Jan 13, 2005 21:17
And so the semester begins....
My very first homework session for fluids! Yay! I sure am excited. I was all hyper and wired until I got home like 5 mins ago, and now I'm tired. And sleepy. And mellow. I guess I'll probably just go take a shower and do some reading.
Sorry guys.
I realized that I may have a little crush on a grad student in the lab. The funny thing is, he's not really the type I go for. His nickname is "crazypants": just for that he gets extra points from me. He's not the most gorgeous or built or tall, but he's so nice and smart and funny and weird. The weird is important for me. He smells amazing and has the most beautiful eyes, hidden behind glasses, crooked teeth, and a little boy smile.

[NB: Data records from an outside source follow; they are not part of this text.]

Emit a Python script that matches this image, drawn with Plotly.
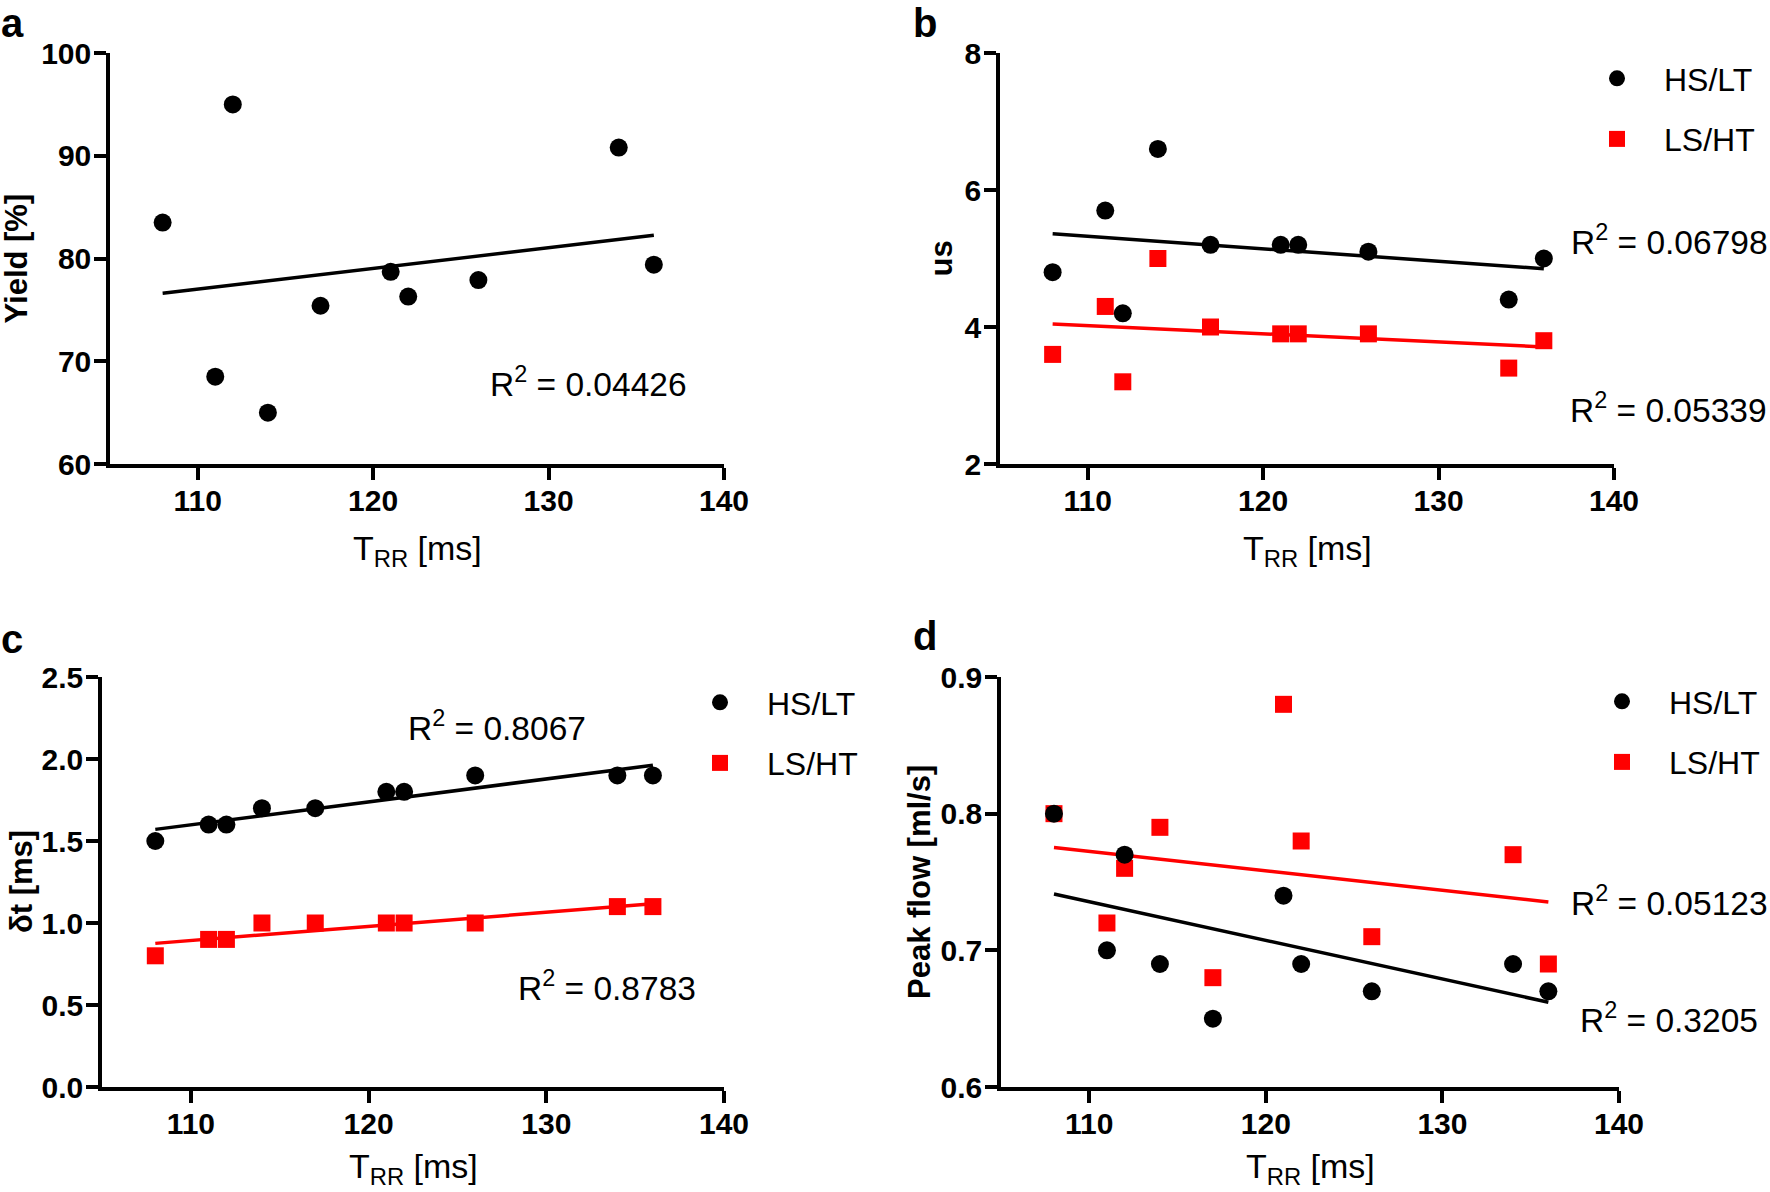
import numpy as np
import plotly.graph_objects as go

W, H = 1770, 1192

# ---------------- data ----------------
trr = [108, 111, 112, 114, 117, 121, 122, 126, 134, 136]

yield_pct = [83.5, 68.5, 95.0, 65.0, 75.4, 78.7, 76.3, 77.9, 90.8, 79.4]

us_hslt = [4.8, 5.7, 4.2, 6.6, 5.2, 5.2, 5.2, 5.1, 4.4, 5.0]
us_lsht = [3.6, 4.3, 3.2, 5.0, 4.0, 3.9, 3.9, 3.9, 3.4, 3.8]

dt_hslt = [1.5, 1.6, 1.6, 1.7, 1.7, 1.8, 1.8, 1.9, 1.9, 1.9]
dt_lsht = [0.8, 0.9, 0.9, 1.0, 1.0, 1.0, 1.0, 1.0, 1.1, 1.1]

pf_hslt = [0.80, 0.70, 0.77, 0.69, 0.65, 0.74, 0.69, 0.67, 0.69, 0.67]
pf_lsht = [0.80, 0.72, 0.76, 0.79, 0.68, 0.88, 0.78, 0.71, 0.77, 0.69]

r2_labels = {
    "a": ["0.04426"],
    "b": ["0.06798", "0.05339"],
    "c": ["0.8067", "0.8783"],
    "d": ["0.05123", "0.3205"],
}
series_names = ["HS/LT", "LS/HT"]
panel_letters = ["a", "b", "c", "d"]
x_ticks = [110, 120, 130, 140]

# ---------------- style ----------------
FONT = "Liberation Sans, Arial, Helvetica, sans-serif"
BLACK = "#000000"
RED = "#ff0000"


def px_x(p):
    return p / W


def px_y(p):
    return 1 - p / H


def fit_line(x, y):
    k, b = np.polyfit(np.array(x, float), np.array(y, float), 1)
    xs = np.array([min(x), max(x)], float)
    return xs, k * xs + b


fig = go.Figure()

def add_series(xa, ya, x, y, name, color, symbol, size, legend=None, rank=1):
    xs, ys = fit_line(x, y)
    fig.add_trace(go.Scatter(x=xs, y=ys, mode="lines", line=dict(color=color, width=3.5),
                             xaxis=xa, yaxis=ya, showlegend=False, hoverinfo="skip"))
    return go.Scatter(x=x, y=y, mode="markers", name=name,
                      marker=dict(color=color, symbol=symbol, size=size, line=dict(width=0)),
                      xaxis=xa, yaxis=ya, showlegend=legend is not None,
                      legend=legend if legend else "legend", legendrank=rank,
                      legendgroup=f"{xa}-{name}")

marker_traces = []
# panel a
marker_traces.append(add_series("x", "y", trr, yield_pct, "Yield", BLACK, "circle", 18))
# panel b
marker_traces.append(add_series("x2", "y2", trr, us_lsht, series_names[1], RED, "square", 17, "legend", 2))
marker_traces.append(add_series("x2", "y2", trr, us_hslt, series_names[0], BLACK, "circle", 18, "legend", 1))
# panel c
marker_traces.append(add_series("x3", "y3", trr, dt_lsht, series_names[1], RED, "square", 17, "legend2", 2))
marker_traces.append(add_series("x3", "y3", trr, dt_hslt, series_names[0], BLACK, "circle", 18, "legend2", 1))
# panel d
marker_traces.append(add_series("x4", "y4", trr, pf_lsht, series_names[1], RED, "square", 17, "legend3", 2))
marker_traces.append(add_series("x4", "y4", trr, pf_hslt, series_names[0], BLACK, "circle", 18, "legend3", 1))
for t in marker_traces:
    fig.add_trace(t)

# ---------------- axes ----------------
domains = {
    "a": ((110, 724), (53, 464)),
    "b": ((1000, 1614), (53, 464)),
    "c": ((102, 724), (677, 1087)),
    "d": ((1001, 1619), (677, 1087)),
}
yspecs = {
    "a": dict(range=[60, 100], dtick=10, tickformat="d"),
    "b": dict(range=[2, 8], dtick=2, tickformat="d"),
    "c": dict(range=[0, 2.5], dtick=0.5, tickformat=".1f"),
    "d": dict(range=[0.6, 0.9], dtick=0.1, tickformat=".1f"),
}
common = dict(showline=True, linewidth=3.5, linecolor=BLACK, ticks="outside", ticklen=12,
              tickwidth=3.5, tickcolor=BLACK, showgrid=False, zeroline=False, mirror=False,
              automargin=False,
              tickfont=dict(family=FONT, size=30, color=BLACK, weight="bold"))

layout_axes = {}
for i, p in enumerate(panel_letters):
    (x0, x1), (y0, y1) = domains[p]
    sfx = "" if i == 0 else str(i + 1)
    layout_axes[f"xaxis{sfx}"] = dict(domain=[px_x(x0), px_x(x1)], range=[105, 140],
                                      tickvals=x_ticks, anchor=f"y{sfx}",
                                      ticklabelstandoff=-5, **common)
    layout_axes[f"yaxis{sfx}"] = dict(domain=[px_y(y1), px_y(y0)], anchor=f"x{sfx}",
                                      tick0=yspecs[p]["range"][0], ticklabelstandoff=-3,
                                      **yspecs[p], **common)

# ---------------- annotations ----------------
ann = []
# top-row letters anchored at the top edge so their box stays inside the page
letter_pos = {"a": (0, 0, "top"), "b": (912, 0, "top"), "c": (0, 639, "middle"), "d": (912, 636, "middle")}
for p in panel_letters:
    lx, ly, anc = letter_pos[p]
    ann.append(dict(x=px_x(lx), y=px_y(ly), text=f"<b>{p}</b>", xanchor="left", yanchor=anc,
                    xref="paper", yref="paper", showarrow=False, borderpad=0,
                    font=dict(size=40, family=FONT, color=BLACK)))

ytitles = {"a": ("Yield [%]", 16), "b": ("us", 941), "c": ("δt [ms]", 21), "d": ("Peak flow [ml/s]", 919)}
xtitle_y = {"a": 550, "b": 550, "c": 1168, "d": 1168}
for p in panel_letters:
    (x0, x1), (y0, y1) = domains[p]
    txt, cx = ytitles[p]
    ann.append(dict(x=px_x(cx), y=px_y((y0 + y1) / 2), text=f"<b>{txt}</b>", textangle=-90,
                    xanchor="center", yanchor="middle", xref="paper", yref="paper", showarrow=False,
                    font=dict(size=31, family=FONT, color=BLACK)))
    ann.append(dict(x=px_x((x0 + x1) / 2), y=px_y(xtitle_y[p]), text="T<sub>RR</sub> [ms]",
                    xanchor="center", yanchor="middle", xref="paper", yref="paper", showarrow=False,
                    font=dict(size=34, family=FONT, color=BLACK)))

r2_pos = {
    "a": [(488, 382)],
    "b": [(1569, 240), (1568, 408)],
    "c": [(406, 726), (516, 986)],
    "d": [(1569, 901), (1578, 1018)],
}
for p in panel_letters:
    for lab, (rx, ry) in zip(r2_labels[p], r2_pos[p]):
        ann.append(dict(x=px_x(rx), y=px_y(ry), text=f"R<sup>2</sup> = {lab}",
                        xanchor="left", yanchor="middle", xref="paper", yref="paper",
                        showarrow=False,
                        font=dict(size=33.5, family=FONT, color=BLACK)))

legend_common = dict(font=dict(family=FONT, size=32, color=BLACK), bgcolor="rgba(0,0,0,0)",
                     xanchor="left", yanchor="top", itemwidth=84, tracegroupgap=16,
                     traceorder="grouped")

fig.update_layout(
    width=W, height=H, margin=dict(l=0, r=0, t=0, b=0, autoexpand=False),
    paper_bgcolor="white", plot_bgcolor="white",
    showlegend=True,
    legend=dict(x=px_x(1570), y=px_y(51), **legend_common),
    legend2=dict(x=px_x(673), y=px_y(675), **legend_common),
    legend3=dict(x=px_x(1575), y=px_y(674), **legend_common),
    annotations=ann,
    **layout_axes,
)

fig.write_html("out.html", config={"displayModeBar": False},
               post_script="document.body.style.margin='0px';")
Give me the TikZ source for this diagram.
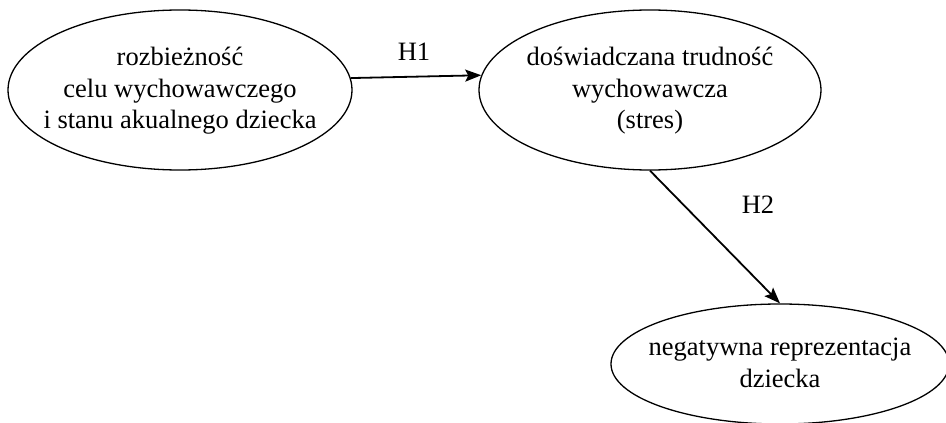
\documentclass[tikz,border=0pt]{standalone}
\usepackage{fontspec}
\setmainfont{Liberation Serif}
\usetikzlibrary{shapes.geometric,arrows.meta}
\begin{document}
\begin{tikzpicture}[x=1pt,y=-1pt,
  oval/.style={draw, line width=1.3pt, ellipse, inner sep=0pt},
  txt/.style={align=center, inner sep=0pt, font=\fontsize{26.5}{31.5}\selectfont},
  arr/.style={line width=1.8pt, -{Stealth[length=16pt,width=12pt,inset=3pt]}},
  lbl/.style={font=\fontsize{26.5}{31.5}\selectfont, inner sep=0pt}]
\useasboundingbox (0,0) rectangle (946,423);
\node[oval, minimum width=344pt, minimum height=160pt] (a) at (180,90) {};
\node[txt] (at) at (180,91) {rozbieżność\\celu wychowawczego\\i stanu akualnego dziecka};
\node[oval, minimum width=342pt, minimum height=160pt] (b) at (650,90) {};
\node[txt] (bt) at (650,91) {doświadczana trudność\\wychowawcza\\(stres)};
\node[oval, minimum width=338pt, minimum height=120pt] (c) at (780,364) {};
\node[txt] (ct) at (780,363) {negatywna reprezentacja\\dziecka};
\draw[arr] (a.4.7) -- (b.175.3);
\draw[arr] (b.south) -- (c.north);
\node[lbl] (h1) at (414,52) {H1};
\node[lbl] (h2) at (758,205) {H2};
\end{tikzpicture}
\end{document}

nothing's going to happen of course..I'm sure he has some serious gf in the background, and I feel so silly and young around him, so of course I get really cold. Great way to attract someone, eh? and I'm sure he doesn't feel the same way. Heh. At least it gives me something to focus on and think about, since there are absolutely no prospects on the horizon. I've pretty much given up on ever doing more than a peck on the lips. Oh well, I may die a spinster, but by then I'll be on so many meds it won't matter.
On to something that's been concerning me a little. Every time I go somewhere new, it seems very unreal, like a movie. It's been getting worse the past 6 months or so. I'm not sure why it's happening. Isn't it supposed to be the other way around?
It's nice though. I finally have someone I can talk to without holding much back, and they understand and give me support when I need it and a kick in the ass when I don't. But I don't want to spend all my time this semester with the same people. I want to meet some new ones, experience some new things.
and get wasted tomorrow night.
And thats my day. Its a beautiful day in the neighborhood.